Looking for a first-class Italian treat? From the land of sun-dried tomatoes comes There’s Still Tomorrow, a beautiful, uplifting comedy-drama.
Set in post-war Italy and filmed in glorious black and white, it tells of Delia (director, co-writer Paola Cortellesi), a hard working housewife and mother who slowly builds the courage to contemplate escaping her constricted home life, dominated by an abusive husband.
It’s by far the best movie on the arthouse circuit right now, and very well-directed.
Though it’s flailing at the box office and has received a critical drubbing, Here turns out to be one of the year’s most entrancing and unusual films.
Directed by Robert Zemeckis and starring Tom Hanks and Robin Wright – a Forrest Gump reunion of sorts – the film follows the modest lives of people who all lived in the same house over a period of about 120 years.
What makes the movie so visually compelling is how it is all told from one fixed camera angle in the front living room looking out onto the street.
We are transported to different time periods through windows that appear in different corners of the frame, occasionally going back hundreds, even millions of years but mostly during the life of the house.
The various storylines chiefly explore the trials of everyday suburban life, with particular emphasis on the compromises needed just to survive.
By any fair measure Here is a remarkable film, with superb de-ageing VFX work showing us what Hanks and Wright looked like in the 1990s. Catch it while you can.
The chaos, mishaps and downright panic behind the airing of the first episode of Saturday Night Live in 1975 is vividly captured in Saturday Night, a real-time comedy about television comedy.
While SNL is an institution in America, we know it mainly via YouTube and the stars it featured such as Dan Aykroyd, Chevy Chase, Gilda Radner, John Belushi, Billy Crystal, Andy Kaufman, George Carlin and The Muppets.
It’s a fun ride, with a terrific central performance by Gabriel LaBelle carrying the film as Lorne Michaels, the young producer who realises how his cutting-edge sketch show was set up to fail.
For comedy aficionados the current season of SNL – its 50th – is available on Binge.
Action fans will get their fill with Weekend in Taipei, a fast-paced romp about a furloughed DEA agent (Luke Evans) who heads to Taipei to attend to some unfinished business. The thing is, his former girlfriend is now married to the villain, a sticky situation that entails lots of running and chasing and fighting.
Only those interested in seeing just how bad a year it has been for local cinema would have any motive in seeing Audrey, an appallingly unfunny sex comedy about how a family’s life improves after a daughter goes into a coma.
Disjointed, unfocussed and embarrassing to watch, it just might be the worst Australian film of the year. You’ve been warned.

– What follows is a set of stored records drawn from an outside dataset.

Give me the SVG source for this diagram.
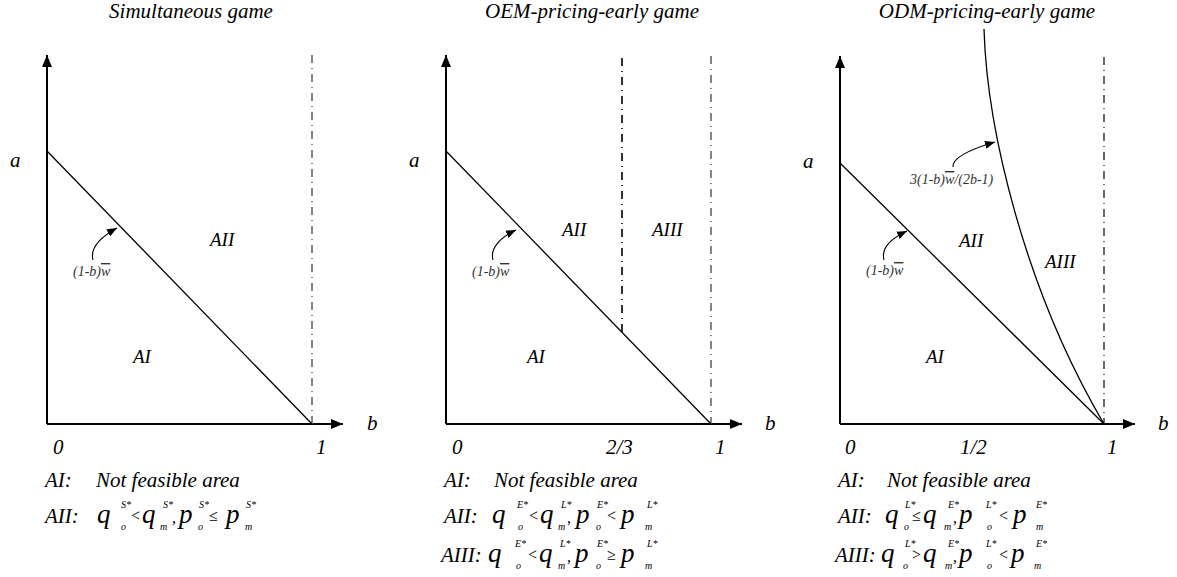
<svg xmlns="http://www.w3.org/2000/svg" width="1177" height="577" viewBox="0 0 1177 577">
<style>
.ax{stroke:#000;stroke-width:2;fill:none}
.ln{stroke:#000;stroke-width:1.3;fill:none}
.dd{stroke:#666;stroke-width:1.6;stroke-dasharray:8 5 1 5;fill:none}
.dk{stroke:#000;stroke-width:1.6;stroke-dasharray:8 5 1 5;fill:none}
.cv{stroke:#000;stroke-width:1.1;fill:none}
.ti{font-size:21px;text-anchor:middle}
.lb{font-size:21px}
.rg{font-size:19px}
.sm{font-size:14px;fill:#333}
.q{font-size:27px}
.sp{font-size:10px}
.op{font-size:16px;font-style:normal}
.ov{text-decoration:overline}
</style>
<defs>
<marker id="axh" markerWidth="12" markerHeight="10" refX="12" refY="5" orient="auto" markerUnits="userSpaceOnUse"><path d="M0,0 L12,5 L0,10 z" fill="#000"/></marker>
<marker id="sh" markerWidth="10" markerHeight="8" refX="10" refY="4" orient="auto" markerUnits="userSpaceOnUse"><path d="M0,0 L10,4 L0,8 z" fill="#000"/></marker>
</defs>
<g font-family="Liberation Serif, DejaVu Serif, serif" font-style="italic" fill="#000">
<!-- Panel 1 -->
<g id="panel1">
<text class="ti" x="191" y="18">Simultaneous game</text>
<line class="ax" x1="47" y1="424" x2="47" y2="55" marker-end="url(#axh)"/>
<line class="ax" x1="47" y1="424" x2="343" y2="424" marker-end="url(#axh)"/>
<line class="dd" x1="312" y1="55" x2="312" y2="424"/>
<text class="lb" x="10" y="167">a</text>
<text class="lb" x="367" y="430">b</text>
<text class="lb" x="53" y="454">0</text>
<text class="lb" x="316" y="454">1</text>
<text class="rg" x="210" y="246">AII</text>
<text class="rg" x="133" y="363">AI</text>
<text class="sm" x="73" y="276">(1-b)<tspan class="ov">w</tspan></text>
<text class="lb" x="45" y="487">AI:</text>
<text class="lb" x="96" y="487">Not feasible area</text>
<text class="lb" x="45" y="523">AII:</text>
<text class="q" x="97" y="523">q</text><text class="sp" x="121" y="508">S*</text><text class="sp" x="121" y="530">o</text>
<text class="op" x="131" y="521">&lt;</text>
<text class="q" x="142" y="523">q</text><text class="sp" x="163" y="508">S*</text><text class="sp" x="160" y="530">m</text>
<text class="op" x="172" y="523">,</text>
<text class="q" x="179" y="523">p</text><text class="sp" x="199" y="508">S*</text><text class="sp" x="198" y="530">o</text>
<text class="op" x="209" y="521">≤</text>
<text class="q" x="226" y="523">p</text><text class="sp" x="246" y="508">S*</text><text class="sp" x="245" y="530">m</text>
</g>

<!-- Panel 2 -->
<g id="panel2">
<text class="ti" x="592" y="18">OEM-pricing-early game</text>
<line class="ax" x1="446" y1="424" x2="446" y2="55" marker-end="url(#axh)"/>
<line class="ax" x1="446" y1="424" x2="742" y2="424" marker-end="url(#axh)"/>
<line class="dd" x1="711" y1="56" x2="711" y2="424"/>
<line class="dk" x1="622" y1="58" x2="622" y2="332"/>
<text class="lb" x="409" y="167">a</text>
<text class="lb" x="765" y="430">b</text>
<text class="lb" x="452" y="454">0</text>
<text class="lb" x="606" y="454">2/3</text>
<text class="lb" x="715" y="454">1</text>
<text class="rg" x="562" y="236">AII</text>
<text class="rg" x="652" y="236">AIII</text>
<text class="rg" x="527" y="363">AI</text>
<text class="sm" x="472" y="276">(1-b)<tspan class="ov">w</tspan></text>
<text class="lb" x="444" y="487">AI:</text>
<text class="lb" x="494" y="487">Not feasible area</text>
<text class="lb" x="444" y="523">AII:</text>
<text class="q" x="492" y="523">q</text><text class="sp" x="517" y="508">E*</text><text class="sp" x="518" y="530">o</text>
<text class="op" x="529" y="521">&lt;</text>
<text class="q" x="540" y="523">q</text><text class="sp" x="561" y="508">L*</text><text class="sp" x="558" y="530">m</text>
<text class="op" x="567" y="523">,</text>
<text class="q" x="576" y="523">p</text><text class="sp" x="597" y="508">E*</text><text class="sp" x="596" y="530">o</text>
<text class="op" x="607" y="521">&lt;</text>
<text class="q" x="621" y="523">p</text><text class="sp" x="647" y="508">L*</text><text class="sp" x="645" y="530">m</text>
<text class="lb" x="441" y="562">AIII:</text>
<text class="q" x="488" y="562">q</text><text class="sp" x="515" y="547">E*</text><text class="sp" x="516" y="569">o</text>
<text class="op" x="528" y="560">&lt;</text>
<text class="q" x="539" y="562">q</text><text class="sp" x="560" y="547">L*</text><text class="sp" x="558" y="569">m</text>
<text class="op" x="567" y="562">,</text>
<text class="q" x="575" y="562">p</text><text class="sp" x="597" y="547">E*</text><text class="sp" x="596" y="569">o</text>
<text class="op" x="607" y="560">≥</text>
<text class="q" x="621" y="562">p</text><text class="sp" x="647" y="547">L*</text><text class="sp" x="645" y="569">m</text>
</g>

<!-- Panel 3 -->
<g id="panel3">
<text class="ti" x="987" y="18">ODM-pricing-early game</text>
<line class="ax" x1="840" y1="424" x2="840" y2="56" marker-end="url(#axh)"/>
<line class="ax" x1="840" y1="424" x2="1135" y2="424" marker-end="url(#axh)"/>
<line class="dd" x1="1104" y1="57" x2="1104" y2="424" style="stroke:#444"/>
<text class="lb" x="803" y="168">a</text>
<text class="lb" x="1158" y="430">b</text>
<text class="lb" x="845" y="454">0</text>
<text class="lb" x="960" y="454">1/2</text>
<text class="lb" x="1107" y="454">1</text>
<text class="rg" x="959" y="247">AII</text>
<text class="rg" x="1045" y="268">AIII</text>
<text class="rg" x="926" y="363">AI</text>
<text class="sm" x="866" y="275">(1-b)<tspan class="ov">w</tspan></text>
<text class="sm" x="910" y="184">3(1-b)<tspan class="ov">w</tspan>/(2b-1)</text>
<text class="lb" x="838" y="487">AI:</text>
<text class="lb" x="887" y="487">Not feasible area</text>
<text class="lb" x="838" y="523">AII:</text>
<text class="q" x="885" y="523">q</text><text class="sp" x="905" y="508">L*</text><text class="sp" x="904" y="530">o</text>
<text class="op" x="912" y="521">≤</text>
<text class="q" x="923" y="523">q</text><text class="sp" x="948" y="508">E*</text><text class="sp" x="944" y="530">m</text>
<text class="op" x="953" y="523">,</text>
<text class="q" x="959" y="523">p</text><text class="sp" x="986" y="508">L*</text><text class="sp" x="987" y="530">o</text>
<text class="op" x="999" y="521">&lt;</text>
<text class="q" x="1013" y="523">p</text><text class="sp" x="1036" y="508">E*</text><text class="sp" x="1036" y="530">m</text>
<text class="lb" x="835" y="562">AIII:</text>
<text class="q" x="881" y="562">q</text><text class="sp" x="905" y="547">L*</text><text class="sp" x="903" y="569">o</text>
<text class="op" x="912" y="560">&gt;</text>
<text class="q" x="923" y="562">q</text><text class="sp" x="948" y="547">E*</text><text class="sp" x="945" y="569">m</text>
<text class="op" x="953" y="562">,</text>
<text class="q" x="959" y="562">p</text><text class="sp" x="986" y="547">L*</text><text class="sp" x="987" y="569">o</text>
<text class="op" x="999" y="560">&lt;</text>
<text class="q" x="1011" y="562">p</text><text class="sp" x="1036" y="547">E*</text><text class="sp" x="1034" y="569">m</text>
</g>
</g>
<!-- Connectors / boundary curves -->
<g id="connectors">
<line class="ln" x1="47" y1="151" x2="312" y2="424"/>
<line class="ln" x1="446" y1="151" x2="711" y2="424"/>
<line class="ln" x1="840" y1="163" x2="1104" y2="424"/>
<path class="ln" d="M984,29 C987,130 1025,290 1104,424"/>
<path class="cv" d="M93,260 C90,249 99,238 117,228" marker-end="url(#sh)"/>
<path class="cv" d="M493,260 C490,249 499,238 516,230" marker-end="url(#sh)"/>
<path class="cv" d="M884,260 C881,249 890,239 907,231" marker-end="url(#sh)"/>
<path class="cv" d="M953,167 C952,158 968,150 995,142" marker-end="url(#sh)"/>
</g>
</svg>
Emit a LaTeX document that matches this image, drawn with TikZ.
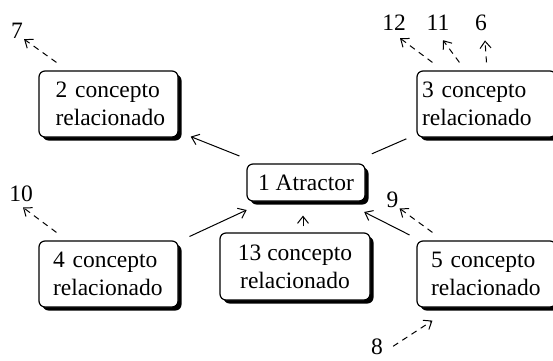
\documentclass[tikz,border=0pt]{standalone}
\usepackage{fontspec}
\setmainfont{Liberation Serif}
\usetikzlibrary{arrows.meta,shadows,calc}
\begin{document}
\hyphenpenalty=10000
\exhyphenpenalty=10000
\begin{tikzpicture}[x=1pt,y=1pt,
  font=\fontsize{23.5}{28}\selectfont,
  concept/.style={draw, line width=1.2pt, rounded corners=6pt, fill=white,
    drop shadow={shadow xshift=3.5pt, shadow yshift=-3.5pt, fill=black, opacity=1},
    minimum width=139pt, minimum height=66pt, inner sep=0pt, align=left},
  num/.style={inner sep=1pt, anchor=base},
  link/.style={line width=1pt, -{Straight Barb[length=7pt,width=11pt]}},
  plain/.style={line width=1pt},
  hint/.style={link, dash pattern=on 6pt off 5pt}]
\useasboundingbox (0,0) rectangle (553,360);

% concept boxes
\node[concept, minimum width=118pt, minimum height=37pt, align=center] (b1) at (306,177.5) {1 Atractor};
\node[concept, text width=106pt] (b2) at (108.5,256) {2 concepto\\relacionado};
\node[concept, text width=129pt] (b3) at (486.5,256) {3 concepto\\relacionado};
\node[concept, text width=111pt] (b4) at (108.5,86) {4 concepto\\relacionado};
\node[concept, text width=111pt] (b5) at (486.5,86) {5 concepto\\relacionado};
\node[concept, minimum width=150pt, minimum height=67pt, align=center] (b13) at (295,93.5) {13 concepto\\relacionado};

% numbered hints
\node[num] (n7)  at (17,322)   {7};
\node[num] (n12) at (394,330)  {12};
\node[num] (n11) at (438,330)  {11};
\node[num] (n6)  at (481,330)  {6};
\node[num] (n10) at (21,159)   {10};
\node[num] (n9)  at (392.5,153) {9};
\node[num] (n8)  at (377,6)    {8};

% links between concepts
\draw[link, shorten <=20pt, shorten >=13pt] (b1) -- (b2);
\draw[plain, shorten <=11pt, shorten >=24pt] (b3) -- (b1);
\draw[link, shorten <=12pt, shorten >=20pt] (b4) -- (b1);
\draw[link, shorten <=12pt, shorten >=23pt] (b5) -- (b1);
\draw[link, shorten <=6pt, shorten >=14pt] ([xshift=8pt]b13.north) -- ([xshift=8pt]b13.north |- b1.south);

% dashed hints
\draw[hint] ($(b2.north west)+(18,8)$) -- (n7.south east);
\draw[hint] ($(b3.north west)+(16,8)$) -- ($(n12.south)+(6,-7)$);
\draw[hint] ($(b3.north west)+(43,8)$) -- ($(n11.south)+(5,-9)$);
\draw[hint] ($(b3.north)+(0,8)$) -- ($(n6.south)+(4,-9)$);
\draw[hint] ($(b4.north west)+(18,8)$) -- ($(n10.south)+(2,-5)$);
\draw[hint] ($(b5.north west)+(16,8)$) -- (n9.south east);
\draw[hint] ($(n8.east)+(9,0)$) -- ($(b5.south west)+(16,-13)$);
\end{tikzpicture}
\end{document}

Nowhere nearly as bad but still sub-standard is the horror film The Moogai, a tale about a young mother who is pursued by an evil spirit that wants to snatch her baby. A great idea, but it just isn’t scary.
Far more chilling is Woman of the Hour, a bizarre, taut true-crime story about 1970s serial killer Rodney Alcala (Daniel Zovatto), who appeared as a bachelor on The Dating Game during his murderous rampage.
Directed by and starring Anna Kendrick (Pitch Perfect; Twilight) the story is told in flashback, jumping between Alcala’s charming appearance on the show and scenes detailing how he seduced then dispatched several young women, often using his ruse as a photographer to get them into his car.
It’s strong stuff, with Kendrick acquitting herself well on both sides of the camera. Just beware that while the violence is muted, it still has considerable impact. Check it out on Netflix.